His student days were interrupted by service as a Royal Signals Instructor from 1945-48, when he returned to Worcester College, graduating with honours in 1949. He then studied for the ministry at Glasgow and graduated in divinity in 1952.

His ministries took him from Glasgow North Kelvinside and Eastwood to Lincluden Church in Dumfries, and the Presbyterian Church of England, Woolston St Mary’s in Southampton. His last charge was St Andrews in Irvine.

After 10 years there, he left the parish ministry to go into teaching and was appointed a teacher of religious education in Ravenscraig Academy in Irvine. He later became depute headteacher at Garnock Academy in Kilbirnie and then headteacher of Auchenharvie Academy in Stevenston, a post he held until he retired in 1989.

While he was recognised as an able and visionary headteacher, he was also committed to making sure that religious education was a properly recognised subject in the school curriculum.

He chaired the working party that set up the O grade in religious studies, and he was a chairman of the Scottish Examination Board for religious studies for six years. He also chaired the Central Support Group for Creative and Aesthetic Studies.
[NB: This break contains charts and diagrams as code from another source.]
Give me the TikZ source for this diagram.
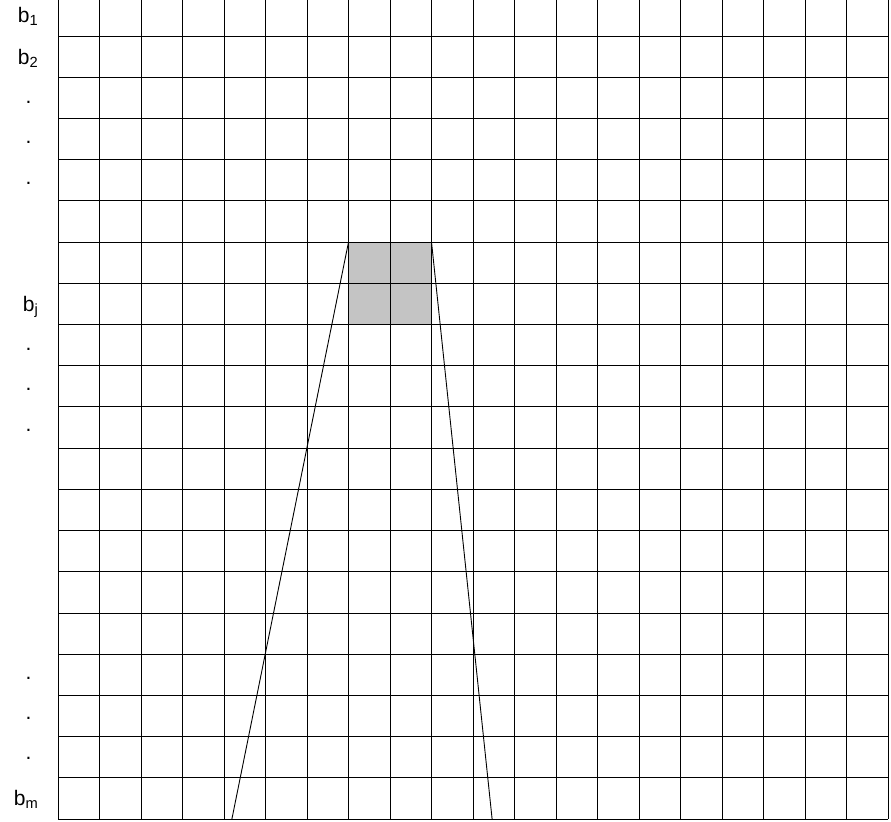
\documentclass[tikz,border=0pt]{standalone}
\usepackage{fontspec}
\setmainfont{Liberation Sans}
\usetikzlibrary{positioning}
\definecolor{blockgray}{HTML}{C4C4C4}

\begin{document}
\begin{tikzpicture}[x=41.5pt, y=41.21pt,
    cell/.style={line width=0.9pt, draw=black},
    lbl/.style={font=\fontsize{21}{25}\selectfont, inner sep=0pt, anchor=base east},
    dot/.style={font=\fontsize{21}{25}\selectfont, inner sep=0pt},
]
    \useasboundingbox (-1.398,-0.049) rectangle (20.072,19.874);

    % Shaded block
    \fill[blockgray] (7,12) rectangle (9,14);

    % Grid
    \draw[cell, step=1] (0,0) grid (20,20);

    % Window lines
    \coordinate (tl) at (7,14);
    \coordinate (tr) at (9,14);
    \coordinate (bl) at (4.19,0);
    \coordinate (br) at (10.46,0);
    \draw[line width=0.9pt] (tl) -- (bl);
    \draw[line width=0.9pt] (tr) -- (br);

    % Row labels
    \node[lbl] (b1) at (-0.47,19.32) {b\textsubscript{1}};
    \node[lbl] (b2) at (-0.47,18.32) {b\textsubscript{2}};
    \node[lbl] (bj) at (-0.47,12.32) {b\textsubscript{j}};
    \node[lbl] (bm) at (-0.47,0.32) {b\textsubscript{m}};

    % Dots
    \node[dot] (d1) at (-0.711,17.38) {.};
    \node[dot] (d2) at (-0.711,16.41) {.};
    \node[dot] (d3) at (-0.711,15.43) {.};
    \node[dot] (d4) at (-0.711,11.40) {.};
    \node[dot] (d5) at (-0.711,10.43) {.};
    \node[dot] (d6) at (-0.711,9.44) {.};
    \node[dot] (d7) at (-0.711,3.42) {.};
    \node[dot] (d8) at (-0.711,2.45) {.};
    \node[dot] (d9) at (-0.711,1.48) {.};
\end{tikzpicture}
\end{document}
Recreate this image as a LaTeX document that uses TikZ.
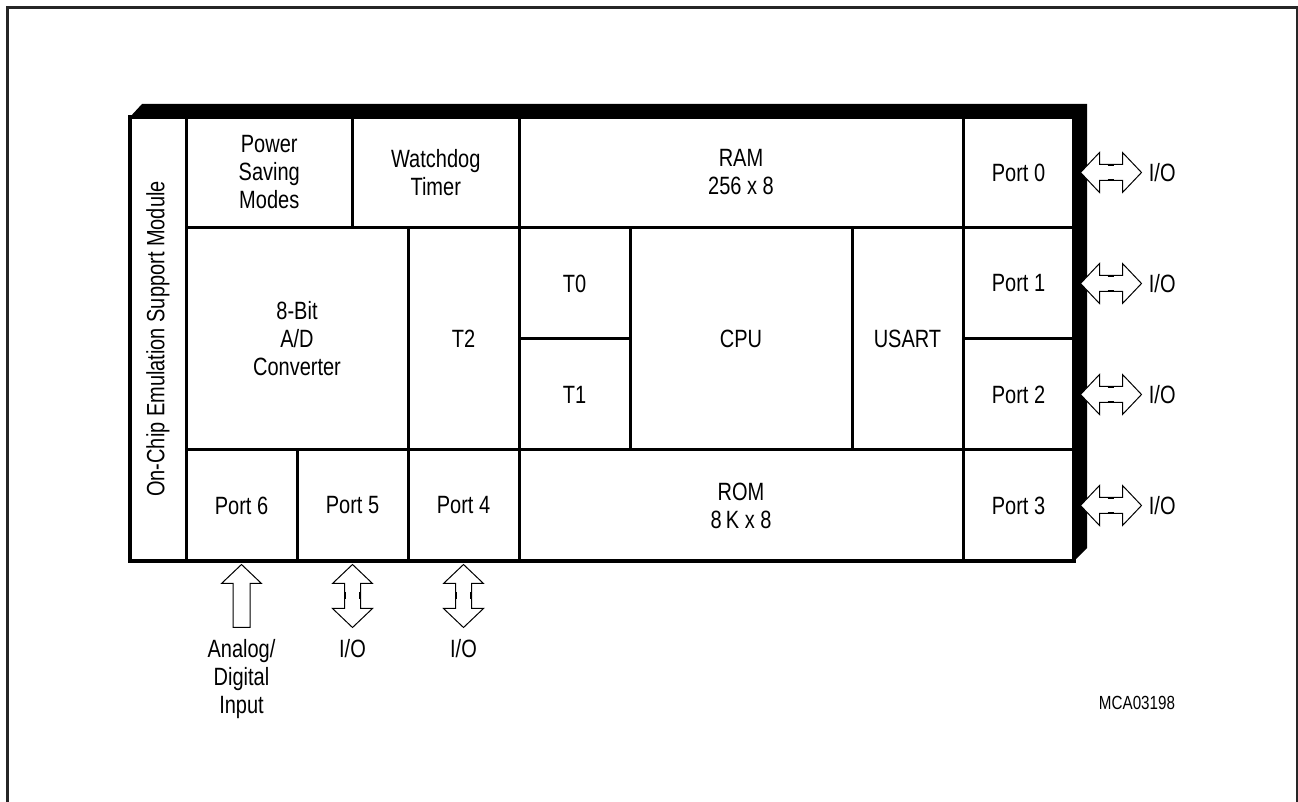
\documentclass[tikz,border=0pt]{standalone}
\usepackage{fontspec}
\setmainfont{Liberation Sans}[FakeStretch=0.8]
\usetikzlibrary{calc, positioning}
\newcommand{\blkfont}{\fontsize{12.5}{14}\selectfont}
\newcommand{\tagfont}{\fontsize{9.5}{11}\selectfont}
\tikzset{
	cell/.style n args={2}{draw, line width=1.5pt, minimum width=#1*0.5pt, minimum height=#2*0.5pt,
			inner sep=0pt, align=center, font=\blkfont}
}
\tikzset{
	lbl/.style={inner sep=0pt, align=center, font=\blkfont}
}
\tikzset{
	arrowline/.style={draw=black, fill=white, line width=0.5pt, line join=miter}
}
\tikzset{
	hdarrow/.pic={
			\draw[arrowline] (0,0) -- (19,-20) -- (19,-8) -- (42,-8) -- (42,-20) --
			(61,0) -- (42,20) -- (42,8) -- (19,8) -- (19,20) -- cycle;
			\draw[line width=0.9pt] (27,-7) -- (33,-7) (27,7) -- (33,7);
		},
	vdarrow/.pic={
			\draw[arrowline] (0,0) -- (20,19) -- (8,19) -- (8,44) -- (20,44) --
			(0,63) -- (-20,44) -- (-8,44) -- (-8,19) -- (-20,19) -- cycle;
			\draw[line width=0.9pt] (-7,28) -- (-7,35) (7,28) -- (7,35);
		},
	uparrow/.pic={
			\draw[arrowline] (0,0) -- (20,19) -- (8.5,19) -- (8.5,63) -- (-8.5,63) --
			(-8.5,19) -- (-20,19) -- cycle;
		}
}
\begin{document}
\begin{tikzpicture}[x=0.5pt, y=-0.5pt]

	\useasboundingbox (0,0) rectangle (1298,802);
	\draw[line width=1.2pt, black!85] (7.5,7.5) rectangle (1297,830);

	% box with its dark depth
	\fill[black] (130,117) -- (142,104) -- (1087,104) -- (1087,548) -- (1074,561) -- (1074,117) -- cycle;
	\draw[line width=2pt] (130,117) rectangle (1074,561);

	\node[cell={444}{56}, rotate=90] (ocesm) at (158,339) {On-Chip Emulation Support Module};

	\node[cell={166.5}{111}] (psm) at (269.25,172.5) {Power\\Saving\\Modes};
	\node[cell={166.5}{111}] (wdt) at (435.75,172.5) {Watchdog\\Timer};
	\node[cell={444}{111}] (ram) at (741,172.5) {RAM\\256 x 8};
	\node[cell={111}{111}] (p0) at (1018.5,172.5) {Port 0};

	\node[cell={222}{222}] (adc) at (297,339) {8-Bit\\A/D\\Converter};
	\node[cell={111}{222}] (t2) at (463.5,339) {T2};
	\node[cell={111}{111}] (t0) at (574.5,283.5) {T0};
	\node[cell={111}{111}] (t1) at (574.5,394.5) {T1};
	\node[cell={222}{222}] (cpu) at (741,339) {CPU};
	\node[cell={111}{222}] (usart) at (907.5,339) {USART};
	\node[cell={111}{111}] (p1) at (1018.5,283.5) {Port 1};
	\node[cell={111}{111}] (p2) at (1018.5,394.5) {Port 2};

	\node[cell={111}{111}] (p6) at (241.5,505.5) {Port 6};
	\node[cell={111}{111}] (p5) at (352.5,505.5) {Port 5};
	\node[cell={111}{111}] (p4) at (463.5,505.5) {Port 4};
	\node[cell={444}{111}] (rom) at (741,505.5) {ROM\\8\,K x 8};
	\node[cell={111}{111}] (p3) at (1018.5,505.5) {Port 3};

	% port arrows
	\foreach \p in {p0,p1,p2,p3} {
			\pic at ($(\p.east)+(5,0)$) {hdarrow};
			\node[lbl, anchor=west] (io-\p) at ($(\p.east)+(73,0)$) {I/O};
		}

	\pic at ($(p6.south)+(0,2)$) {uparrow};
	\pic at ($(p5.south)+(0,2)$) {vdarrow};
	\pic at ($(p4.south)+(0,2)$) {vdarrow};

	\node[lbl, anchor=north] (adin) at ($(p6.south)+(0,76)$) {Analog/\\Digital\\Input};
	\node[lbl, anchor=north] (io-p5) at ($(p5.south)+(0,76)$) {I/O};
	\node[lbl, anchor=north] (io-p4) at ($(p4.south)+(0,76)$) {I/O};

	\node[inner sep=0pt, font=\tagfont] (tag) at (1137,703) {MCA03198};

\end{tikzpicture}
\end{document}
John Taylor’s importance in the world of education was recognised when he was elected chairman of the Forum on Scottish Education, and when he was made a Fellow of the Educational Institute of Scotland in 1996.

He was the natural person to be appointed to be a church representative on the education committee of the then Strathclyde Regional Council. It was also inevitable that the General Assembly of the Church of Scotland would want to benefit from his advice, and in 1988 he became a member of the assembly’s committee on education, taking over as convener in 1989, a post he held until 1995.

In 1990, he became the associate minister of Galston Parish Church, and in 1992 he was elected moderator of the Presbytery of Irvine and Kilmarnock. When his term as convener of the general assembly’s education committee ended, the assembly warmly recognised how much both education and the church owed “to his keen analytical mind and to his Christian convictions”.